Monday, October 24, 2011

WHaQ! Sunday meeting, 24th October, 20011

No cookies for me today, I had assistance with the door.

Six people showed up, including the newbie who could only stay for five minutes. 

A brief summary of what we talked about:

  • The Pride Mela. As always, contact me if you want to volunteer or contribute, or any of the others mentioned in the initial call-out. (Here's the larger Queer Pride list, if you want to do something not-mela related for the Pride.)
  • Famila. Famila was a "a radical feminist, very active in queer politics, a Hijra who questioned all forms of hierarchy and feudalist patriarchal systems within and outside the community, a beautiful person who brought in new visions and aspects to queer politics died in the year 2004 when she was 24 years." The Friends of Famila are organising a program in her memory on the 6th of November at 5 pm.

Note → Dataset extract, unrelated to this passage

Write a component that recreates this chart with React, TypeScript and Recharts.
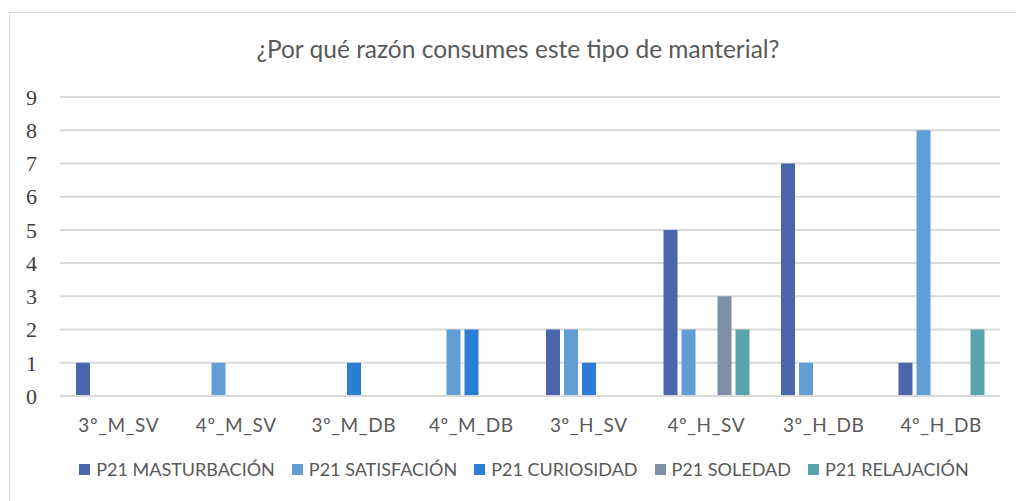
import {Bar, BarChart, CartesianGrid, XAxis, YAxis} from "recharts";

const categories = ["3º_M_SV", "4º_M_SV", "3º_M_DB", "4º_M_DB", "3º_H_SV", "4º_H_SV", "3º_H_DB", "4º_H_DB"];
const masturbacion = [1, 0, 0, 0, 2, 5, 7, 1];
const satisfacion = [0, 1, 0, 2, 2, 2, 1, 8];
const curiosidad = [0, 0, 1, 2, 1, 0, 0, 0];
const soledad = [0, 0, 0, 0, 0, 3, 0, 0];
const relajacion = [0, 0, 0, 0, 0, 2, 0, 2];
const yTicks = [0, 1, 2, 3, 4, 5, 6, 7, 8, 9];

const series = [
    {key: "mast", name: "P21 MASTURBACIÓN", color: "#4a67ae"},
    {key: "sat", name: "P21 SATISFACIÓN", color: "#619ed3"},
    {key: "cur", name: "P21 CURIOSIDAD", color: "#2a7fd4"},
    {key: "sol", name: "P21 SOLEDAD", color: "#7f8fa8"},
    {key: "rel", name: "P21 RELAJACIÓN", color: "#59a4ac"},
];

const data = categories.map((name, i) => ({
    name,
    mast: masturbacion[i] || null,
    sat: satisfacion[i] || null,
    cur: curiosidad[i] || null,
    sol: soledad[i] || null,
    rel: relajacion[i] || null,
}));

const sans = "Lato, 'Noto Sans', sans-serif";

export default function App() {
    return (
        <div style={{position: "absolute", left: 0, top: 0, width: 1016, height: 501, background: "#fff", overflow: "hidden"}}>
            <div style={{position: "absolute", left: 9, top: 12, width: 1100, height: 600, borderTop: "1px solid #d9d9d9", borderLeft: "1px solid #d9d9d9"}}></div>
            <div style={{position: "absolute", left: 0, top: 34, width: 1036, textAlign: "center", fontFamily: sans, fontSize: 24.5, color: "#595959"}}>
                ¿Por qué razón consumes este tipo de manterial?
            </div>
            <div style={{position: "absolute", left: 0, top: 0}}>
                <BarChart width={1016} height={501} data={data} margin={{top: 97, right: 16, left: 10, bottom: 0}}
                          barSize={14} barGap={4}>
                    <CartesianGrid vertical={false} stroke="#d9d9d9" strokeWidth={2}/>
                    <XAxis dataKey="name" axisLine={{stroke: "#d9d9d9", strokeWidth: 2}} tickLine={false} height={105}
                           tickMargin={17} interval={0}
                           tick={{fontFamily: sans, fontSize: 19, fill: "#595959", letterSpacing: 0.6}}/>
                    <YAxis domain={[0, 9]} ticks={yTicks} width={50} axisLine={false} tickLine={false} tickMargin={17}
                           tick={{fontFamily: "'Liberation Serif', serif", fontSize: 22, fill: "#404040"}}/>
                    {series.map(s => (
                        <Bar key={s.key} dataKey={s.key} name={s.name} fill={s.color} isAnimationActive={false}/>
                    ))}
                </BarChart>
            </div>
            <div style={{position: "absolute", left: 0, top: 458, width: 1048, display: "flex", justifyContent: "center", gap: 17,
                fontFamily: sans, fontSize: 18, color: "#595959"}}>
                {series.map(s => (
                    <span key={s.key} style={{display: "flex", alignItems: "center", gap: 6}}>
                        <span style={{width: 11, height: 11, background: s.color, display: "inline-block"}}></span>
                        {s.name}
                    </span>
                ))}
            </div>
        </div>
    );
}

The venue is 1 Shanthi road. The speakers will be A. Revathi, Shakun Mohini and Chandini.(As an aside, read A. Revathi's The Truth About Me. You won't regret it., I promise you.)
  • Dear Bangalorean Queer Woman: Yesterday's meeting makes me wonder if you do in fact need to be told that spankings can be in an incredibly erotic experience. FYI.
  • The media, and how it is weird.
  • Child adoption in India, what we can do, what we can't.
  • why more WHaQ members hadn't shown up to the meeting. :(
  • All the fun that was had at yesterday's sleepover. (If you were there, you know what I'm talking about.)
  • Money for Pride! We should get Siddharth a huge piggy bank to keep on donation tables. We can put Pride stickers on it, or something. Seriously, look at this pig: how could you let him down?


Sangini (India) Trust calls for volunteer counsellors.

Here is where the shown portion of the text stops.